WHAT TO PRODUCE — Please reproduce the lines of the records below from the one holding "Output the component" through the one holding "const SX = 0.74;", inclusive, skipping all pictures.

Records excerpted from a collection
►

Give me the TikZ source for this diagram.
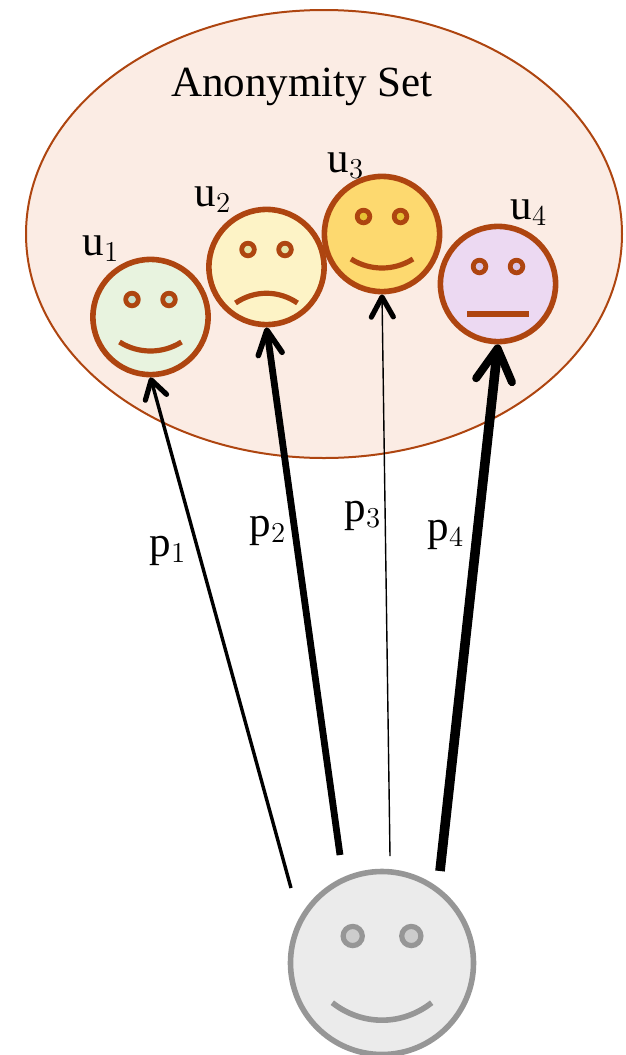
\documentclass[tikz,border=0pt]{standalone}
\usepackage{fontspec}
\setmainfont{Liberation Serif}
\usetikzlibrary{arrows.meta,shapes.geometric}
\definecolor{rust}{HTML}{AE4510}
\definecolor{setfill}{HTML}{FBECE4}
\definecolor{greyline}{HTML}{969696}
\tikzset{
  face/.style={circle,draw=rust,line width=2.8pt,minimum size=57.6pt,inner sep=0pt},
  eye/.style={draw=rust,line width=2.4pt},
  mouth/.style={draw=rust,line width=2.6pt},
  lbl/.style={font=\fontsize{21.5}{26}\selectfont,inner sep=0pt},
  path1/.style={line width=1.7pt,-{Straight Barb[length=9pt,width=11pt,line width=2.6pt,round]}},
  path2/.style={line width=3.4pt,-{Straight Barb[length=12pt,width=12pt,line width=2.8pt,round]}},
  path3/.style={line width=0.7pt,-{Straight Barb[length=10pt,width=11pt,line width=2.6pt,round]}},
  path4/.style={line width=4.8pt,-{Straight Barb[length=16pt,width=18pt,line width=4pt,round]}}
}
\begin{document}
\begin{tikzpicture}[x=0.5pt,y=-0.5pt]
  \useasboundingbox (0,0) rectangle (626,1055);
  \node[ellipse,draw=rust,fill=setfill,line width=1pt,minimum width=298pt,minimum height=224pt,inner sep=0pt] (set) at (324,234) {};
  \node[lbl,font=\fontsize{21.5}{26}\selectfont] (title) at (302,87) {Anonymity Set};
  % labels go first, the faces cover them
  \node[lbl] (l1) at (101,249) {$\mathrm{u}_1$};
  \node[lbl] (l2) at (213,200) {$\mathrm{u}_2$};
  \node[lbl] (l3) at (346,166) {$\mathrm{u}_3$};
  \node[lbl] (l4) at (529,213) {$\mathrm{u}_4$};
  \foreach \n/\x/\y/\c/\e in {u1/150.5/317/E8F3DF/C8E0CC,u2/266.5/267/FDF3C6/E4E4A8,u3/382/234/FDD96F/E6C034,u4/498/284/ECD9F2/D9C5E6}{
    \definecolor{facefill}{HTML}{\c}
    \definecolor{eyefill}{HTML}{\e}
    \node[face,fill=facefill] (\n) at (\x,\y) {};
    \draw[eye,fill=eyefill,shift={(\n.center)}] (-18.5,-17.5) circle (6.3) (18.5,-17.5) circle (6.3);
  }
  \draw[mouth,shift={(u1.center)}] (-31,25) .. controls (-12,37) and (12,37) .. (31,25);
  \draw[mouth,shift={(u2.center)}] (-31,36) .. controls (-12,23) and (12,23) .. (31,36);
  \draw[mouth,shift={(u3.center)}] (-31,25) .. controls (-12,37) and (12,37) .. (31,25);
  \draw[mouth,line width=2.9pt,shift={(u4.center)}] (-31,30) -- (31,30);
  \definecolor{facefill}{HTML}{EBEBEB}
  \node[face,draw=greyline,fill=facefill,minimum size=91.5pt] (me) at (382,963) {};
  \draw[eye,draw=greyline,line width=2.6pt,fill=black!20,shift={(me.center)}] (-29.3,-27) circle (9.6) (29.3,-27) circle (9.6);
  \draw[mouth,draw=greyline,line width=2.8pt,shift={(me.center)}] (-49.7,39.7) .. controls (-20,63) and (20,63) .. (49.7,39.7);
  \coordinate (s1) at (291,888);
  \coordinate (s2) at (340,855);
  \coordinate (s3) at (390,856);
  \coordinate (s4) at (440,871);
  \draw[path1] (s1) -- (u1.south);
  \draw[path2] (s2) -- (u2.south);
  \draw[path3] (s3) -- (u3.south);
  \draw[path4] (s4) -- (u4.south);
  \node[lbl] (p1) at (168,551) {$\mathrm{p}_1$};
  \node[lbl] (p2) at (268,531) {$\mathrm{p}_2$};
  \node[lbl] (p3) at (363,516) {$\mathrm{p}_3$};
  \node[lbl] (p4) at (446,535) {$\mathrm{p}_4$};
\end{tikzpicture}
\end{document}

◄
►

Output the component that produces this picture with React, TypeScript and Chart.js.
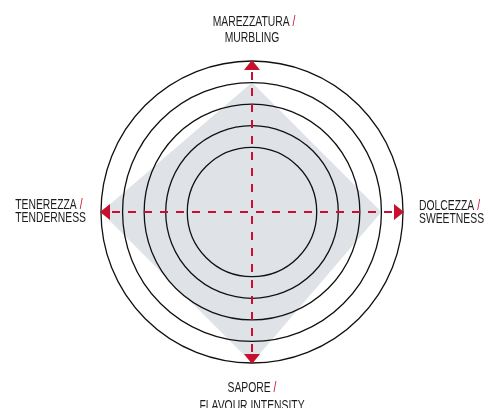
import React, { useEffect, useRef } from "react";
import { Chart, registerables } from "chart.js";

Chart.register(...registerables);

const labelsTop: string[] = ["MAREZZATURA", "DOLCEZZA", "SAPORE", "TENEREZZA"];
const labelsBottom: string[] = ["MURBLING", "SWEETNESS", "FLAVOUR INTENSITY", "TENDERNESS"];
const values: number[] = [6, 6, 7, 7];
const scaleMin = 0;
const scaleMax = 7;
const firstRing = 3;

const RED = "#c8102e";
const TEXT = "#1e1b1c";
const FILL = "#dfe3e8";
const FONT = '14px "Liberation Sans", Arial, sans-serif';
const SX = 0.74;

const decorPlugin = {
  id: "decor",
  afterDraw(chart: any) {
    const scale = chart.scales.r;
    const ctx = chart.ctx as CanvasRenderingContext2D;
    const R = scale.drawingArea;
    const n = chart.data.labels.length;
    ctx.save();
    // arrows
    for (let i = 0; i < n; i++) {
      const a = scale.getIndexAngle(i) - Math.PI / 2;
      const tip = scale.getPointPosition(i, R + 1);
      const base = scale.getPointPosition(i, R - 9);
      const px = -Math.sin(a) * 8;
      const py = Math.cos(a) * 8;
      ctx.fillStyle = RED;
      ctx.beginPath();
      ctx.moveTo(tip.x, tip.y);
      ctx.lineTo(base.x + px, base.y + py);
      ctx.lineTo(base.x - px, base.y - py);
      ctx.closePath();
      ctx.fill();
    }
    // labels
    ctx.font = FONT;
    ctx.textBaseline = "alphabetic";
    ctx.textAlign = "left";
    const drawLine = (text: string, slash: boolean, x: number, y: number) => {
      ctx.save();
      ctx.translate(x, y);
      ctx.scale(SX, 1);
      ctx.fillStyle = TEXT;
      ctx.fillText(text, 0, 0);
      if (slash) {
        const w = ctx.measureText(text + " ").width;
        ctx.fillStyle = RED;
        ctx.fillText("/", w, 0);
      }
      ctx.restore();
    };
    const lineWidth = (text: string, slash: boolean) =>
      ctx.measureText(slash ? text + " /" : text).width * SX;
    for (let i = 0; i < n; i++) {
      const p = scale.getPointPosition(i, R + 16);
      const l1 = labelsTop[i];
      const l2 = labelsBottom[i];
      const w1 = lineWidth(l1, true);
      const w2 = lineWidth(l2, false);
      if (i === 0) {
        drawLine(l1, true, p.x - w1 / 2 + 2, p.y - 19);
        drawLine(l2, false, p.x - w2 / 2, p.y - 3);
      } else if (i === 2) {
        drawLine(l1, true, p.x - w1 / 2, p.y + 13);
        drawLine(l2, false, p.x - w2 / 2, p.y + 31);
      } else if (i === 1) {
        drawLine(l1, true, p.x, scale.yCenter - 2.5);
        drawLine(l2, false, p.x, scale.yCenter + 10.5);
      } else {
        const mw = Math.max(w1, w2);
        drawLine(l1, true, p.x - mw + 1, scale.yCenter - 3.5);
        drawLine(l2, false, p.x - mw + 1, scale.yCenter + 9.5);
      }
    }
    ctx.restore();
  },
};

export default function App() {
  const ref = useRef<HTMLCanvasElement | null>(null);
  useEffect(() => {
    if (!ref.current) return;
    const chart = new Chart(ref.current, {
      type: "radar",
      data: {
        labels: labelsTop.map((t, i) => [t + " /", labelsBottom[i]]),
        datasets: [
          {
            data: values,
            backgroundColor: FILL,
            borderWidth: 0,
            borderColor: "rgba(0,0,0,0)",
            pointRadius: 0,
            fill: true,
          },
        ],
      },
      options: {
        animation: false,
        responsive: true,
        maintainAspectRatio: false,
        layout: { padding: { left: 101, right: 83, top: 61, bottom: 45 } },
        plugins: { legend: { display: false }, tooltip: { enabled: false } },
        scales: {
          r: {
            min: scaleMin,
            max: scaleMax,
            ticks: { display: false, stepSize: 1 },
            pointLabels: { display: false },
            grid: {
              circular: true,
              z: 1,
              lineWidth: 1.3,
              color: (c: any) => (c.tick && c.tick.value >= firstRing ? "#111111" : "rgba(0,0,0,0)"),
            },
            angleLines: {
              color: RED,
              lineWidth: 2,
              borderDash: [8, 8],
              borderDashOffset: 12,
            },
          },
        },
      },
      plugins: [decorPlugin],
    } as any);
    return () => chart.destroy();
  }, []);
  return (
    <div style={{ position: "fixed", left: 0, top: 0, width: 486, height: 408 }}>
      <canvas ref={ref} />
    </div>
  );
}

◄

WRITTEN SOLUTION —
Output the component that produces this picture with React, TypeScript and Chart.js.
import React, { useEffect, useRef } from "react";
import { Chart, registerables } from "chart.js";

Chart.register(...registerables);

const labelsTop: string[] = ["MAREZZATURA", "DOLCEZZA", "SAPORE", "TENEREZZA"];
const labelsBottom: string[] = ["MURBLING", "SWEETNESS", "FLAVOUR INTENSITY", "TENDERNESS"];
const values: number[] = [6, 6, 7, 7];
const scaleMin = 0;
const scaleMax = 7;
const firstRing = 3;

const RED = "#c8102e";
const TEXT = "#1e1b1c";
const FILL = "#dfe3e8";
const FONT = '14px "Liberation Sans", Arial, sans-serif';
const SX = 0.74;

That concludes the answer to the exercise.